>> START Recorded information

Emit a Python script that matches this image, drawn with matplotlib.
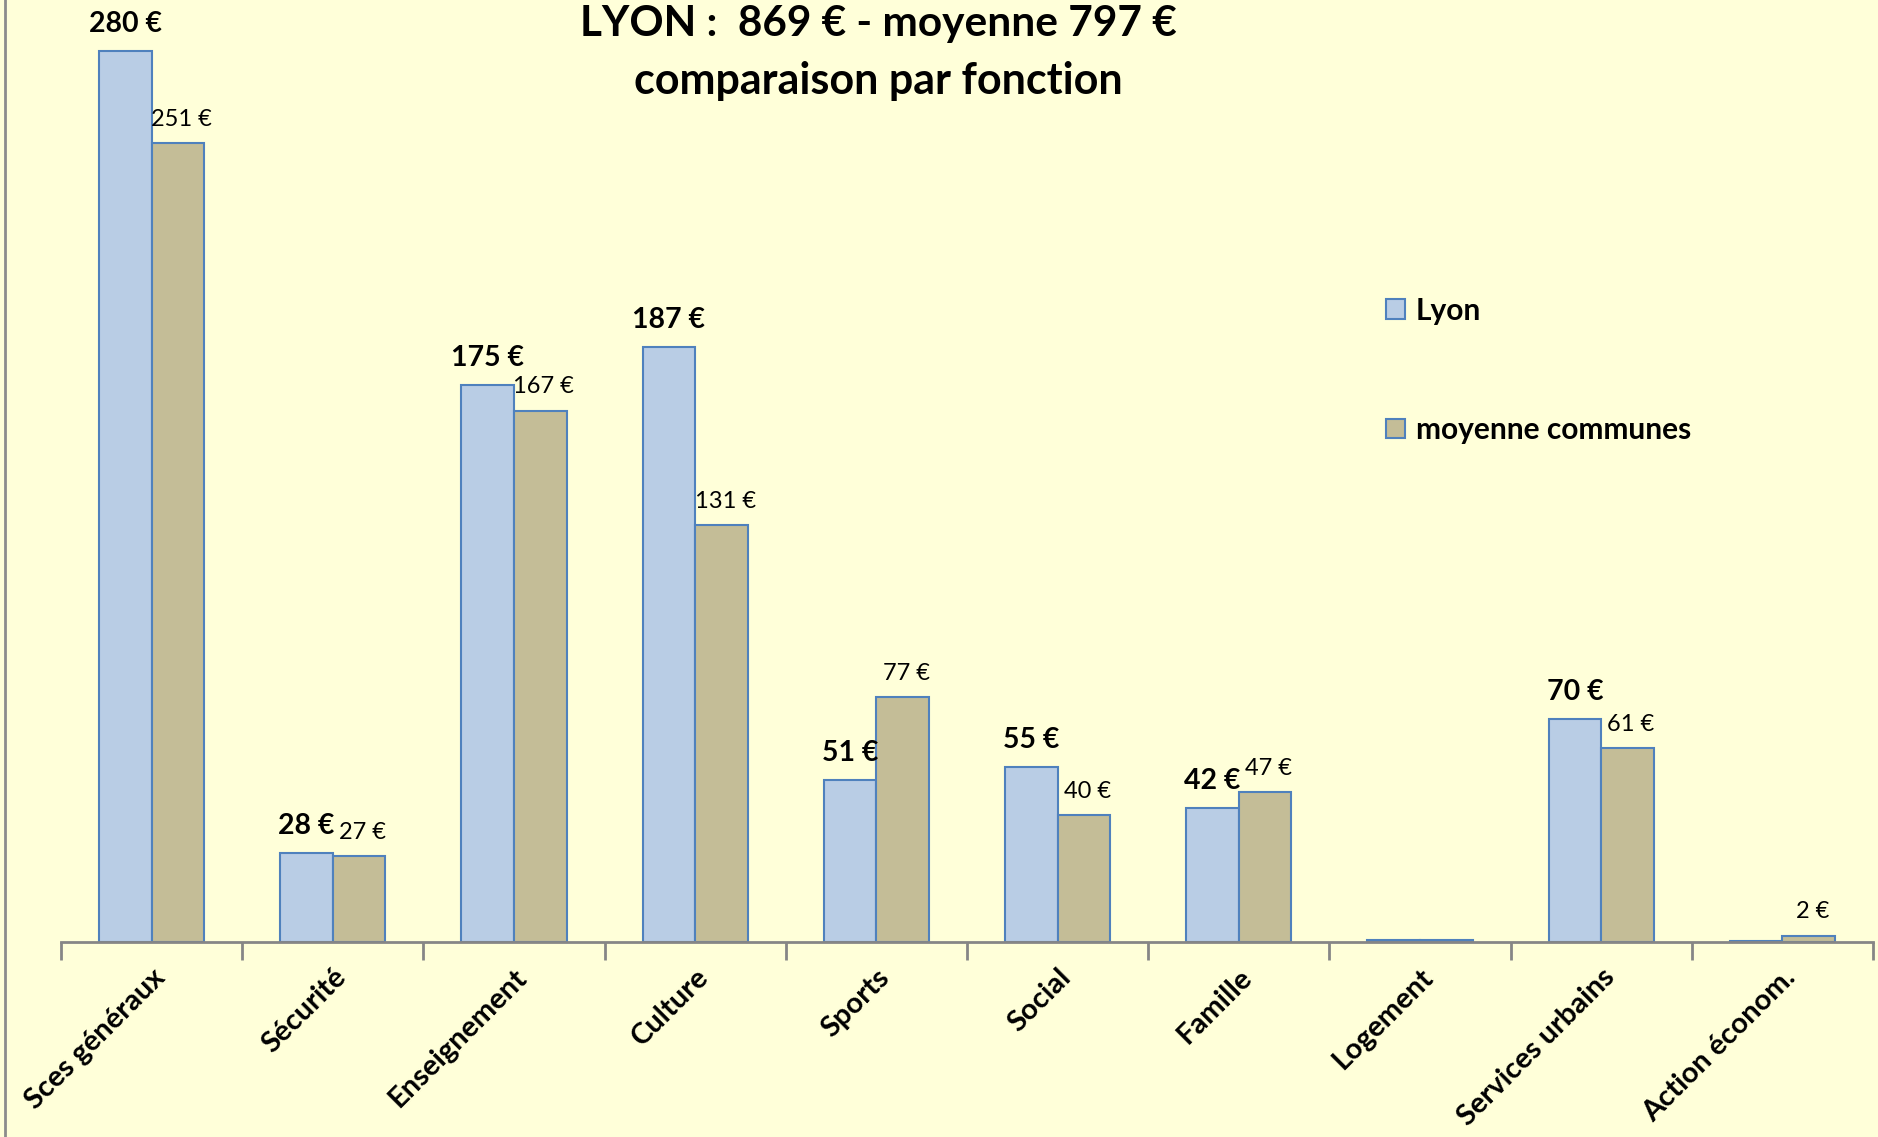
import matplotlib.pyplot as plt
from matplotlib.lines import Line2D
import numpy as np

plt.rcParams['font.family'] = ['Lato', 'DejaVu Sans']

categories = ['Sces généraux', 'Sécurité', 'Enseignement', 'Culture', 'Sports',
              'Social', 'Famille', 'Logement', 'Services urbains', 'Action économ.']
lyon = [280, 28, 175, 187, 51, 55, 42, 0.5, 70, 0.4]
moyenne = [251, 27, 167, 131, 77, 40, 47, 0.5, 61, 2]
series_names = ['Lyon', 'moyenne communes']

bg = '#FFFFD9'
col_lyon = '#B9CDE5'
col_moy = '#C4BD97'
edge = '#4F81BD'

fig = plt.figure(figsize=(18.78, 11.37), dpi=100, facecolor=bg)
ax = fig.add_axes([0.0325, 0.1715, 0.9648, 0.8285], facecolor=bg)

x = np.arange(len(categories))
w = 0.29
ax.bar(x - w / 2, lyon, w, color=col_lyon, edgecolor=edge, linewidth=1.5, label=series_names[0])
ax.bar(x + w / 2, moyenne, w, color=col_moy, edgecolor=edge, linewidth=1.5, label=series_names[1])

# etiquettes des valeurs
for xi, v in zip(x, lyon):
    if v >= 1:
        ax.annotate(f'{v:g} €', (xi - w / 2, v), xytext=(0, 10), textcoords='offset points',
                    ha='center', va='bottom', fontsize=20.5, fontweight='bold')
for xi, v in zip(x, moyenne):
    if v >= 1:
        ax.annotate(f'{v:g} €', (xi + w / 2 + 0.02, v), xytext=(0, 9.5), textcoords='offset points',
                    ha='center', va='bottom', fontsize=17)

ax.set_xlim(-0.5, len(categories) - 0.5)
ax.set_ylim(0, 296)
for s in ['top', 'right', 'left']:
    ax.spines[s].set_visible(False)
ax.spines['bottom'].set_color('#868686')
ax.spines['bottom'].set_linewidth(2)
ax.set_yticks([])

ax.set_xticks(x)
ax.set_xticklabels(categories, rotation=45, ha='right', rotation_mode='anchor',
                   fontsize=21, fontweight='bold')
ax.tick_params(axis='x', which='major', length=0, pad=16)
ax.set_xticks(np.arange(len(categories) + 1) - 0.5, minor=True)
ax.tick_params(axis='x', which='minor', length=13, width=2, color='#868686')

fig.text(0.4675, 0.979, 'LYON :  869 € - moyenne 797 €', ha='center', va='center',
         fontsize=30.5, fontweight='bold')
fig.text(0.4675, 0.929, 'comparaison par fonction', ha='center', va='center',
         fontsize=31, fontweight='bold')

ax.legend(loc='upper left', bbox_to_anchor=(0.730, 0.752), bbox_transform=fig.transFigure,
          frameon=False, prop={'weight': 'bold', 'size': 21.5},
          labelspacing=3.05, handlelength=0.65, handleheight=0.65, handletextpad=0.35, borderpad=0)

fig.add_artist(Line2D([0.0025, 0.0025], [0, 1], transform=fig.transFigure, color='#8C8C8C', lw=2))

fig.savefig('out.png', dpi=100, facecolor=bg)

>> END Recorded information

* **What to do**: Pictures excluded, quote all the data above exactly.

* **Response to this exercise**:
Emit a Python script that matches this image, drawn with matplotlib.
import matplotlib.pyplot as plt
from matplotlib.lines import Line2D
import numpy as np

plt.rcParams['font.family'] = ['Lato', 'DejaVu Sans']

categories = ['Sces généraux', 'Sécurité', 'Enseignement', 'Culture', 'Sports',
              'Social', 'Famille', 'Logement', 'Services urbains', 'Action économ.']
lyon = [280, 28, 175, 187, 51, 55, 42, 0.5, 70, 0.4]
moyenne = [251, 27, 167, 131, 77, 40, 47, 0.5, 61, 2]
series_names = ['Lyon', 'moyenne communes']

bg = '#FFFFD9'
col_lyon = '#B9CDE5'
col_moy = '#C4BD97'
edge = '#4F81BD'

fig = plt.figure(figsize=(18.78, 11.37), dpi=100, facecolor=bg)
ax = fig.add_axes([0.0325, 0.1715, 0.9648, 0.8285], facecolor=bg)

x = np.arange(len(categories))
w = 0.29
ax.bar(x - w / 2, lyon, w, color=col_lyon, edgecolor=edge, linewidth=1.5, label=series_names[0])
ax.bar(x + w / 2, moyenne, w, color=col_moy, edgecolor=edge, linewidth=1.5, label=series_names[1])

# etiquettes des valeurs
for xi, v in zip(x, lyon):
    if v >= 1:
        ax.annotate(f'{v:g} €', (xi - w / 2, v), xytext=(0, 10), textcoords='offset points',
                    ha='center', va='bottom', fontsize=20.5, fontweight='bold')
for xi, v in zip(x, moyenne):
    if v >= 1:
        ax.annotate(f'{v:g} €', (xi + w / 2 + 0.02, v), xytext=(0, 9.5), textcoords='offset points',
                    ha='center', va='bottom', fontsize=17)

ax.set_xlim(-0.5, len(categories) - 0.5)
ax.set_ylim(0, 296)
for s in ['top', 'right', 'left']:
    ax.spines[s].set_visible(False)
ax.spines['bottom'].set_color('#868686')
ax.spines['bottom'].set_linewidth(2)
ax.set_yticks([])

ax.set_xticks(x)
ax.set_xticklabels(categories, rotation=45, ha='right', rotation_mode='anchor',
                   fontsize=21, fontweight='bold')
ax.tick_params(axis='x', which='major', length=0, pad=16)
ax.set_xticks(np.arange(len(categories) + 1) - 0.5, minor=True)
ax.tick_params(axis='x', which='minor', length=13, width=2, color='#868686')

fig.text(0.4675, 0.979, 'LYON :  869 € - moyenne 797 €', ha='center', va='center',
         fontsize=30.5, fontweight='bold')
fig.text(0.4675, 0.929, 'comparaison par fonction', ha='center', va='center',
         fontsize=31, fontweight='bold')

ax.legend(loc='upper left', bbox_to_anchor=(0.730, 0.752), bbox_transform=fig.transFigure,
          frameon=False, prop={'weight': 'bold', 'size': 21.5},
          labelspacing=3.05, handlelength=0.65, handleheight=0.65, handletextpad=0.35, borderpad=0)

fig.add_artist(Line2D([0.0025, 0.0025], [0, 1], transform=fig.transFigure, color='#8C8C8C', lw=2))

fig.savefig('out.png', dpi=100, facecolor=bg)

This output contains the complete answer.